Vous avez enregistré votre musique, le mixage est terminé, votre musique est prête. Presque. Faut-il absolument passer par la case mastering avant la case distribution digitale ?
Mastering : la philosophie
Geoff Emerick, ingé son des Beatles, disait que faire un bon mastering, c’est bonifier ce qu’on avait au départ. Obtenir après quelque chose de mieux qu’avant. C’est une définition modeste. Le mastering, c’est aussi surtout réussir le portage de la musique pour qu’elle sonne aussi équilibrée que possible dans toutes les conditions d’écoutes.

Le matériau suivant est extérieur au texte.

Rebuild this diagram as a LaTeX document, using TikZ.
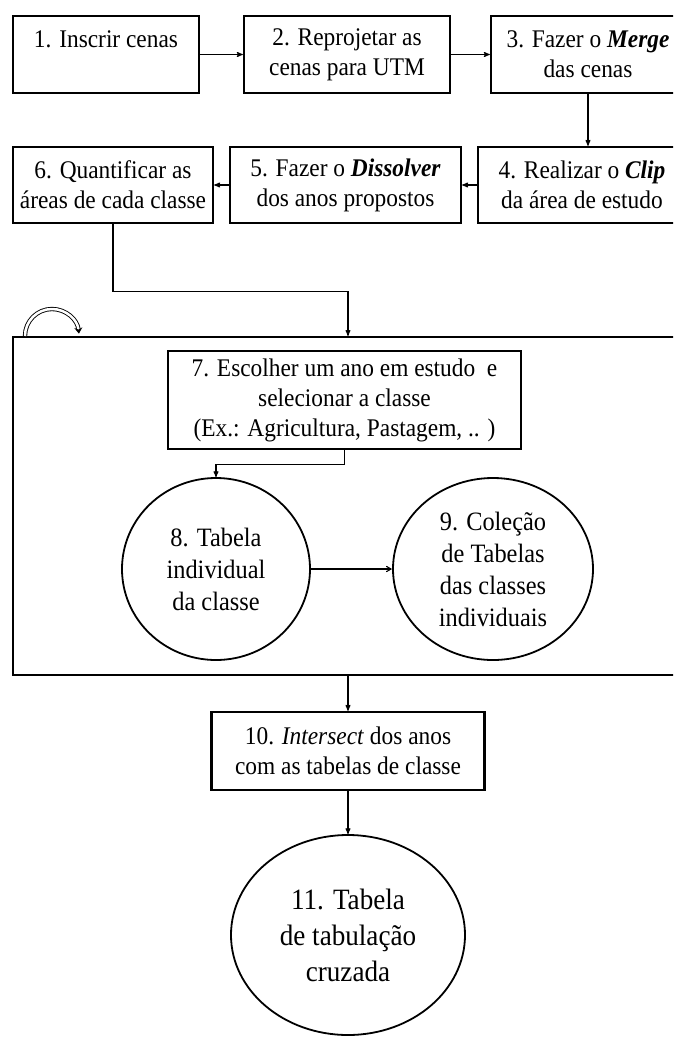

Avant le mastering, le mixage

Traditionnellement, il est convenu que seuls des petits réglages subtils ont leur place à l’étape du mastering, qui en théorie ne doit pas traiter l’aspect artistique, juste technique. Le mastering ne change pas la musicalité, ne révolutionne pas ce qui a été obtenu au mixage, mais il raffine.
Il est recommandé d’opérer des changements notables au mixage plutôt, pour agir avec précision sur les pistes spécifiquement plutôt que sur un champ de fréquence partagé entre plusieurs instruments. Le mastering, c’est comme appliquer la même correction à chaque piste, or toutes n’en n’ont pas besoin forcément. Un traitement pourrait donc bonifier un instrument, et en même temps en détruire un autre.

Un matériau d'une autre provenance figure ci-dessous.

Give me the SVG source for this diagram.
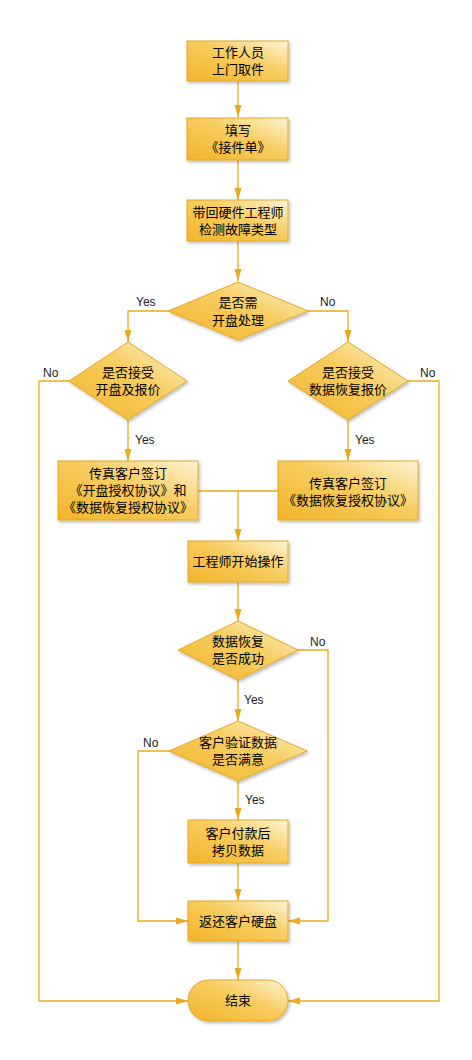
<svg xmlns="http://www.w3.org/2000/svg" width="472" height="1060" viewBox="0 0 472 1060">
<defs>
<linearGradient id="g" x1="0" y1="1" x2="1" y2="0">
<stop offset="0" stop-color="#F2B42A"/>
<stop offset="0.55" stop-color="#F7CC5E"/>
<stop offset="1" stop-color="#FEF4D6"/>
</linearGradient>
<filter id="sh" x="-10%" y="-10%" width="130%" height="140%">
<feDropShadow dx="1.5" dy="2" stdDeviation="1.5" flood-color="#000" flood-opacity="0.25"/>
</filter>
<marker id="ah" markerWidth="12" markerHeight="8" refX="12" refY="4" orient="auto" markerUnits="userSpaceOnUse">
<path d="M0,0.5 L12,4 L0,7.5 Z" fill="#E9AA1E"/>
</marker>
<style>
.n{fill:url(#g);stroke:#E3A823;stroke-width:1;filter:url(#sh)}
.c{fill:none;stroke:#E9AA1E;stroke-width:1.3}
.a{marker-end:url(#ah)}
.t{font-family:"Noto Sans CJK SC","Noto Sans",sans-serif;font-size:13px;fill:#000;text-anchor:middle}
.l{font-family:"Liberation Sans",Arial,sans-serif;font-size:12px;fill:#222}
</style>
</defs>
<rect width="472" height="1060" fill="#fff"/>
<g id="connectors">
<path class="c a" d="M238,81 V117"/>
<path class="c a" d="M238,160 V200"/>
<path class="c a" d="M238,241 V281"/>
<path class="c a" d="M168,311 H128 V342"/>
<path class="c a" d="M308,311 H348 V342"/>
<path class="c a" d="M69,381 H39 V1001 H188"/>
<path class="c a" d="M408,381 H439 V1001 H288"/>
<path class="c a" d="M128,420 V461"/>
<path class="c a" d="M348,420 V461"/>
<path class="c" d="M198,491 H278"/>
<path class="c a" d="M238,491 V541"/>
<path class="c a" d="M238,582 V621"/>
<path class="c a" d="M298,650 H328 V921 H288"/>
<path class="c a" d="M238,680 V721"/>
<path class="c a" d="M169,751 H138 V921 H188"/>
<path class="c a" d="M238,781 V820"/>
<path class="c a" d="M238,863 V901"/>
<path class="c a" d="M238,941 V980"/>
<text class="l" x="136" y="306">Yes</text>
<text class="l" x="320" y="306">No</text>
<text class="l" x="43" y="377">No</text>
<text class="l" x="420" y="377">No</text>
<text class="l" x="135" y="444">Yes</text>
<text class="l" x="355" y="444">Yes</text>
<text class="l" x="310" y="646">No</text>
<text class="l" x="244" y="704">Yes</text>
<text class="l" x="143" y="747">No</text>
<text class="l" x="245" y="804">Yes</text>
</g>
<g id="n1"><rect class="n" x="187" y="41" width="101" height="40"/>
<text class="t" x="238" y="57">工作人员</text><text class="t" x="238" y="74">上门取件</text></g>
<g id="n2"><rect class="n" x="187" y="118" width="101" height="42"/>
<text class="t" x="238" y="135">填写</text><text class="t" x="238" y="152">《接件单》</text></g>
<g id="n3"><rect class="n" x="187" y="200" width="101" height="41"/>
<text class="t" x="238" y="217">带回硬件工程师</text><text class="t" x="238" y="234">检测故障类型</text></g>
<g id="d1"><polygon class="n" points="238,282 308,311 238,340 168,311"/>
<text class="t" x="238" y="307">是否需</text><text class="t" x="238" y="325">开盘处理</text></g>
<g id="d2"><polygon class="n" points="128,342 187,381 128,420 69,381"/>
<text class="t" x="128" y="377">是否接受</text><text class="t" x="128" y="394">开盘及报价</text></g>
<g id="d3"><polygon class="n" points="348,342 408,381 348,420 288,381"/>
<text class="t" x="348" y="377">是否接受</text><text class="t" x="348" y="394">数据恢复报价</text></g>
<g id="n4"><rect class="n" x="58" y="461" width="140" height="59"/>
<text class="t" x="128" y="478">传真客户签订</text><text class="t" x="128" y="495">《开盘授权协议》和</text><text class="t" x="128" y="512">《数据恢复授权协议》</text></g>
<g id="n5"><rect class="n" x="278" y="461" width="140" height="59"/>
<text class="t" x="348" y="488">传真客户签订</text><text class="t" x="348" y="505">《数据恢复授权协议》</text></g>
<g id="n6"><rect class="n" x="188" y="541" width="100" height="41"/>
<text class="t" x="238" y="566">工程师开始操作</text></g>
<g id="d4"><polygon class="n" points="238,621 298,650 238,680 178,650"/>
<text class="t" x="238" y="646">数据恢复</text><text class="t" x="238" y="663">是否成功</text></g>
<g id="d5"><polygon class="n" points="238,721 307,751 238,781 169,751"/>
<text class="t" x="238" y="747">客户验证数据</text><text class="t" x="238" y="764">是否满意</text></g>
<g id="n7"><rect class="n" x="188" y="820" width="100" height="43"/>
<text class="t" x="238" y="838">客户付款后</text><text class="t" x="238" y="855">拷贝数据</text></g>
<g id="n8"><rect class="n" x="188" y="901" width="100" height="40"/>
<text class="t" x="238" y="926">返还客户硬盘</text></g>
<g id="n9"><rect class="n" x="188" y="980" width="100" height="41" rx="20.5"/>
<text class="t" x="238" y="1005">结束</text></g>
</svg>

Mastering automatisé VS mastering humain

La différence entre un mastering automatisé par un algorithme et un mastering réalisé par un humain, c’est que ce dernier pourra discuter avec vous de ce que vous pourrez faire au mixage pour lui remettre le meilleur fichier possible afin qu’il puisse réaliser le meilleur travail possible, avec aussi peu d’actions radicales que possible. Tout en finesse.

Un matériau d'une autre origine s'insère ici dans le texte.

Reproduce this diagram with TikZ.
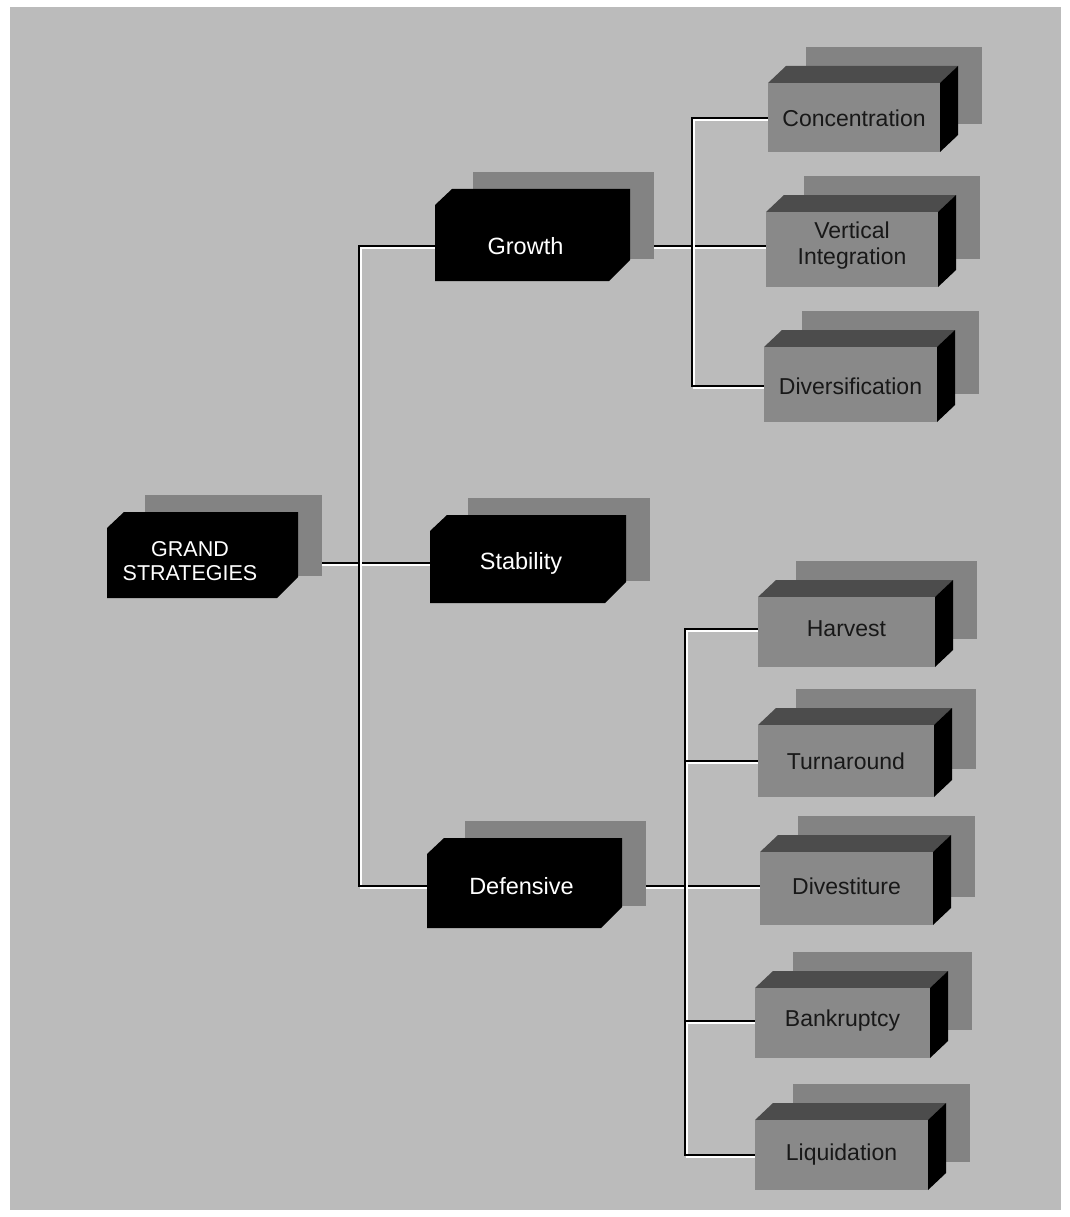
\documentclass[tikz,border=0pt]{standalone}
\usepackage{fontspec}
\setmainfont{Liberation Sans}
\usetikzlibrary{calc}
\pgfdeclarelayer{bg}
\pgfsetlayers{bg,main}
\definecolor{paper}{HTML}{BBBBBB}
\definecolor{shade}{HTML}{838383}
\definecolor{face}{HTML}{898989}
\definecolor{topface}{HTML}{4C4C4C}
\definecolor{textdark}{HTML}{181818}
\tikzset{
  conn/.style={line width=2.3pt, draw=black, line join=miter,
    preaction={draw=white, line width=1.6pt, transform canvas={shift={(1.9pt,-1.9pt)}}}},
  darklabel/.style={inner sep=0pt, text=white, font=\fontsize{23.5}{26}\selectfont},
  lightlabel/.style={inner sep=0pt, text=textdark, font=\fontsize{23}{26}\selectfont, align=center},
  shadowfill/.style={fill=shade},
  darkfill/.style={fill=black},
  topfill/.style={fill=topface},
  sidefill/.style={fill=black},
  frontfill/.style={fill=face}
}
% #1 name, #2 L, #3 T, #4 R, #5 B, #6 text y, #7 text shift (x2), #8 text
\newcommand\DarkBox[8]{%
  \fill[shadowfill] ({#2+38},{#3-17}) rectangle ({#4+24},{#5-22});
  \fill[darkfill] (#2,{#3+16}) -- ({#2+17},#3) -- (#4,#3) -- (#4,{#5-21}) -- ({#4-21},#5) -- (#2,#5) -- cycle;
  \node[darklabel, minimum width={(#4-#2)*1pt}] (#1) at ({(#2+#4)/2},#6) {\hspace*{#7pt}#8};
}
% #1 name, #2 L, #3 T, #4 R, #5 B, #6 text y, #7 text
\newcommand\LightBox[7]{%
  \fill[shadowfill] ({#2+38},{#3-36}) rectangle ({#4+42},{#5-28});
  \fill[topfill] (#2,#3) -- ({#2+18},{#3-17}) -- ({#4+18},{#3-17}) -- (#4,#3) -- cycle;
  \fill[sidefill] (#4,#3) -- ({#4+18},{#3-17}) -- ({#4+18},{#5-17}) -- (#4,#5) -- cycle;
  \fill[frontfill] (#2,#3) rectangle (#4,#5);
  \node[lightlabel, minimum width={(#4-#2)*1pt}] (#1) at ({(#2+#4)/2},#6) {#7};
}
\begin{document}
\begin{tikzpicture}[x=1pt,y=-1pt]
\useasboundingbox (0,0) rectangle (1069,1217);

% first-level boxes
\DarkBox{gs}{107}{512}{298}{598}{563}{-25}{\fontsize{21.5}{25}\selectfont\begin{tabular}{@{}c@{}}GRAND\\[-1pt]STRATEGIES\end{tabular}}
\DarkBox{growth}{435}{189}{630}{281}{246}{-14}{Growth}
\DarkBox{stab}{430}{515}{626}{603}{563}{-14}{Stability}
\DarkBox{def}{427}{838}{622}{928}{886}{-6}{Defensive}

% second-level boxes
\LightBox{conc}{768}{83}{940}{152}{118}{Concentration}
\LightBox{vi}{766}{212}{938}{287}{246}{Vertical\\Integration}
\LightBox{div}{764}{347}{937}{422}{386}{Diversification}
\LightBox{harv}{758}{597}{935}{667}{629}{Harvest}
\LightBox{turn}{758}{725}{934}{797}{761}{Turnaround}
\LightBox{divest}{760}{852}{933}{925}{886}{Divestiture}
\LightBox{bank}{755}{988}{930}{1058}{1021}{Bankruptcy}
\LightBox{liq}{755}{1120}{928}{1190}{1155}{Liquidation}

\begin{pgfonlayer}{bg}
  \fill[white] (0,0) rectangle (1069,1217);
  \fill[paper] (10,7) rectangle (1061,1210);
  \coordinate (j1) at (359,563);
  \coordinate (j2) at (692,246);
  \coordinate (j3) at (685,886);
  \draw[conn] (gs.east) -- (stab.west);
  \draw[conn] (growth.west) -| (j1) |- (def.west);
  \draw[conn] (growth.east) -- (vi.west);
  \draw[conn] (conc.west) -| (j2) |- (div.west);
  \draw[conn] (def.east) -- (divest.west);
  \draw[conn] (harv.west) -| (j3) |- (liq.west);
  \draw[conn] (j3 |- turn.west) -- (turn.west);
  \draw[conn] (j3 |- bank.west) -- (bank.west);
\end{pgfonlayer}
\end{tikzpicture}
\end{document}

L’algorithme, lui, va « algorithmer » et ne pas réfléchir à ce piano qui est trop fort. Il gère des moyennes qu’il calcule, il n’a pas d’oreille pour écouter s’il y a une bonne musicalité ou pas. Il ne va pas vous conseiller de baisser ce piano qui est trop fort. Le comparatif de Wytse Gerichhausen de White Sea Studio est parfait pour bien comprendre la différence entre les deux types de service.
Un mastering multiservices

Aujourd’hui les mixages peuvent être réalisés par des profils très différents, pas forcément des ingénieurs du son précis et expérimentés dans des lieux dédiés à ce travail. On peut alors se retrouver, au mastering, à faire un peu plus que du mastering.
Il existe des cas où l’optimisation peut aller un peu plus loin qu’un travail de « portabilité de la musique ». Par exemple, s’il s’agit d’une prise globale en live, sans le détail de pistes séparées, ou si l’on a perdu les pistes et qu’il reste juste le bounce ou la vieille version d’un mixage pas vraiment terminé. Dans ces cas-là, on fait ce qu’il faut, ce qu’on peut, et ça relève plus d’un nettoyage, d’une réhabilitation, d’une résurrection parfois, que d’une simple formalité de mise aux normes.
Conséquence des homes studios

Le domaine du mastering a beaucoup évolué au cours des 30 dernières années. Avec la démocratisation des « home studios », qui sont des lieux peu ou pas optimisés pour travailler la musique, les morceaux conçus et mixés dans ces conditions n’ont pas forcément la qualité de ceux conçus et mixés en studio.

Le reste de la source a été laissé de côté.